Exercise prompt:
In this exercise, print only the lines of the records below from the one with "Recreate this image" through the one with "import plotly.graph_objects as go", inclusive. Pictures are not part of the copy.

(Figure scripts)
________________________________________

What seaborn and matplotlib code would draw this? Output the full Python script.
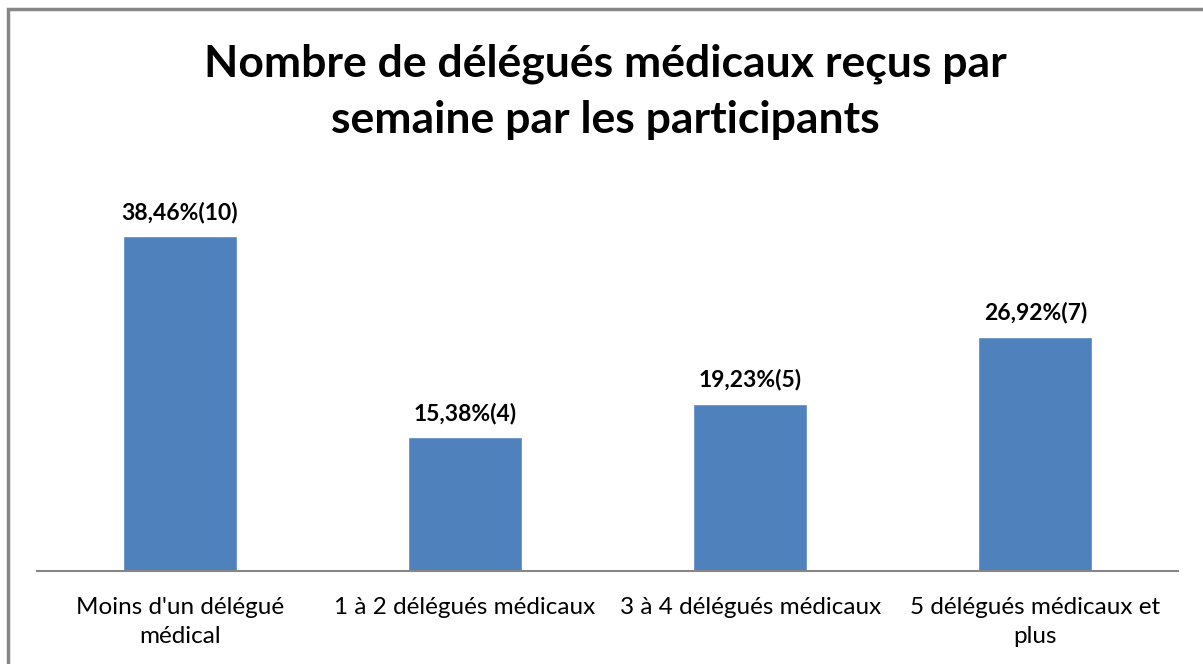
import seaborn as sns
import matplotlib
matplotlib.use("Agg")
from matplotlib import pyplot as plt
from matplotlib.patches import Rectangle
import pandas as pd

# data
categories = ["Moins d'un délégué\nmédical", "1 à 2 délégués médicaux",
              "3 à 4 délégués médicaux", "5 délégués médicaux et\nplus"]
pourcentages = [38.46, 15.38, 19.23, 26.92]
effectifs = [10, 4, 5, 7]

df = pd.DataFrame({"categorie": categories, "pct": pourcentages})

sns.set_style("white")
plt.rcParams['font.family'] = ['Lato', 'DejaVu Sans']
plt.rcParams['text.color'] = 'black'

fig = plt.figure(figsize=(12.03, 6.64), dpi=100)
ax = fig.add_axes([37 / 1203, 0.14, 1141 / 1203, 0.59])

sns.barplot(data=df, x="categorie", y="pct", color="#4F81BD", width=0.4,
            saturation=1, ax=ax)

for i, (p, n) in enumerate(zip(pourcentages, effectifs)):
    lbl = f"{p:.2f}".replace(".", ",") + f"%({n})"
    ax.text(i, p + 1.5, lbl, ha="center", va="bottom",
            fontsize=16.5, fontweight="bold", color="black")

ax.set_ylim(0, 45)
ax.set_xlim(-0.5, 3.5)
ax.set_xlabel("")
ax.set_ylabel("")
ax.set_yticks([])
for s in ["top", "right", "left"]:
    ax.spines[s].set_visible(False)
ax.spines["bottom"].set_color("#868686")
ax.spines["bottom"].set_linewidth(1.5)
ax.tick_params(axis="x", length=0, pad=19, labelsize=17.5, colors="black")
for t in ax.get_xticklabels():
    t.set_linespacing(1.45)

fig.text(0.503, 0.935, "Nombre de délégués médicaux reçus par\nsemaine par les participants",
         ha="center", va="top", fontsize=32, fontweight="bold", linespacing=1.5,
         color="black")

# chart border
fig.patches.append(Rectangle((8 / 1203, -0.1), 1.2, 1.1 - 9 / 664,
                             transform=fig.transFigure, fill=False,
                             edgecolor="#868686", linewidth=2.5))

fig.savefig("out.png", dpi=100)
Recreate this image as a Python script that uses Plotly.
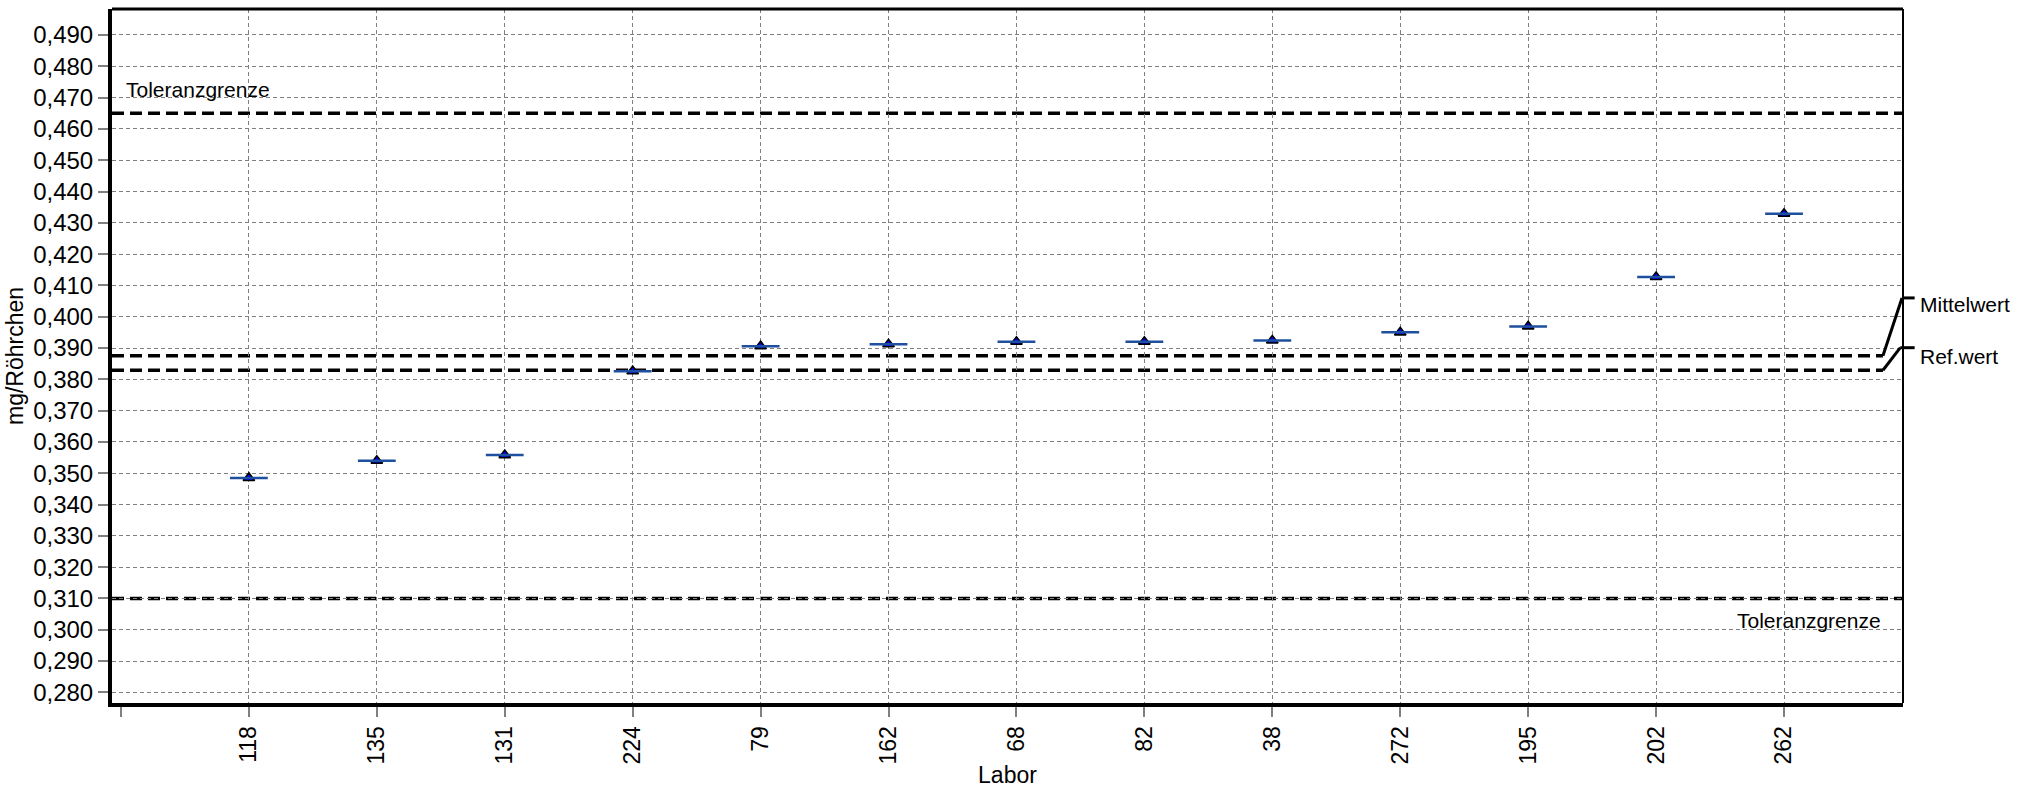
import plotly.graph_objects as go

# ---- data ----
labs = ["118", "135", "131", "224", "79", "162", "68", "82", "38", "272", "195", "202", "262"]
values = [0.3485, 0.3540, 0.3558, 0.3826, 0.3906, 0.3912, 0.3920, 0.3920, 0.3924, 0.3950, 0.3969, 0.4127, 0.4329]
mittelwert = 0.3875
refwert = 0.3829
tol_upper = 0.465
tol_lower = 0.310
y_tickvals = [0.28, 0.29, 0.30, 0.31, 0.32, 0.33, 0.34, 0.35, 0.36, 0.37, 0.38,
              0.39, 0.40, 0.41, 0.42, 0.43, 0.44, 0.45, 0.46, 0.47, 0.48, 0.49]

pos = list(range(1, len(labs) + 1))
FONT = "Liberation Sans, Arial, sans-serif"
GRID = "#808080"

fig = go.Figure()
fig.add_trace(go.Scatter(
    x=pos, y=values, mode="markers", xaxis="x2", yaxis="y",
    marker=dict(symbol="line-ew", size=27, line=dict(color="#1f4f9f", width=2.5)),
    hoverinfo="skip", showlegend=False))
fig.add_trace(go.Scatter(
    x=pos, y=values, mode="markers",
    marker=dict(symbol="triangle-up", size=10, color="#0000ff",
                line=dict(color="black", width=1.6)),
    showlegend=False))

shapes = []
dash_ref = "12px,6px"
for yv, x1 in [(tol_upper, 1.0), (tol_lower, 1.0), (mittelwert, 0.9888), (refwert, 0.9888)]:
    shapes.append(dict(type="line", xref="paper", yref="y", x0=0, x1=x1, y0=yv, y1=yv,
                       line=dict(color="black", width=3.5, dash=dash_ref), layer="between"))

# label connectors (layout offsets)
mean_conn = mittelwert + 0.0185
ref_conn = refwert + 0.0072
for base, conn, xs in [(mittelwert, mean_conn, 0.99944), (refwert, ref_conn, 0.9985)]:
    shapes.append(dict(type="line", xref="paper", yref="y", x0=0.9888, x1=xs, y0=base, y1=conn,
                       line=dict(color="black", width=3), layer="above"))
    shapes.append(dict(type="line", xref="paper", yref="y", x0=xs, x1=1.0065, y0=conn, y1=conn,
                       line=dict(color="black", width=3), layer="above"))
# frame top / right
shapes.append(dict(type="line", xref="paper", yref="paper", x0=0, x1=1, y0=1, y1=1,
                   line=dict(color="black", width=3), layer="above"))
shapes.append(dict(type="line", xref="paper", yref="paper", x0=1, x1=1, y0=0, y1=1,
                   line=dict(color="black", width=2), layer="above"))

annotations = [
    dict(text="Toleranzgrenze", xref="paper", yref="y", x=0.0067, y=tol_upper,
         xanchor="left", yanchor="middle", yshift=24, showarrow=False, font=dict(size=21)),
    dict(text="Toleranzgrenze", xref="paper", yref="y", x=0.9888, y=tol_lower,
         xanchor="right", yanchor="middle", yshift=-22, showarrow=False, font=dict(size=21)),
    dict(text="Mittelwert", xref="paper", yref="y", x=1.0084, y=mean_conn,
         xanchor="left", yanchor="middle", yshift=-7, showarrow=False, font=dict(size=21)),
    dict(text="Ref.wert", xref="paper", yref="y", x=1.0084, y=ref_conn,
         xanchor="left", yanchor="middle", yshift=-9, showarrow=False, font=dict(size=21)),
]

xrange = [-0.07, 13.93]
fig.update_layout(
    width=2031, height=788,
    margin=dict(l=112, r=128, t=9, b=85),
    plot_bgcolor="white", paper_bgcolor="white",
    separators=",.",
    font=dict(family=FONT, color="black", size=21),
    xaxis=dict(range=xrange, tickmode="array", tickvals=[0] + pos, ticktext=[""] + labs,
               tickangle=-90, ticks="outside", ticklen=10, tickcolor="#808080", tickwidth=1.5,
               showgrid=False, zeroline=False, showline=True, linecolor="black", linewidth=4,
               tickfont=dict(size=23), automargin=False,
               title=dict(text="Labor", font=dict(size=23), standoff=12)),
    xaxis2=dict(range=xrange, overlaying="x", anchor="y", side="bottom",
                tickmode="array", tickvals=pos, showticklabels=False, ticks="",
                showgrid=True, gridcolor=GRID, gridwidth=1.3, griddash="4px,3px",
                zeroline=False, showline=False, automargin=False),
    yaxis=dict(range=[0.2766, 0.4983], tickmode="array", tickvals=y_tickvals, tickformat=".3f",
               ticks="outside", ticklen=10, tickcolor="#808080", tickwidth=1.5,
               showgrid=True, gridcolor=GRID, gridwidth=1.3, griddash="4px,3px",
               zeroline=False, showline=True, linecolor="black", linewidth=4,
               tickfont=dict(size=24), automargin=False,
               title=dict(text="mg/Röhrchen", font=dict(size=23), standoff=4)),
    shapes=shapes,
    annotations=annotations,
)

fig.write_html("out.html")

________________________________________

Response to this task:
Recreate this image as a Python script that uses Plotly.
import plotly.graph_objects as go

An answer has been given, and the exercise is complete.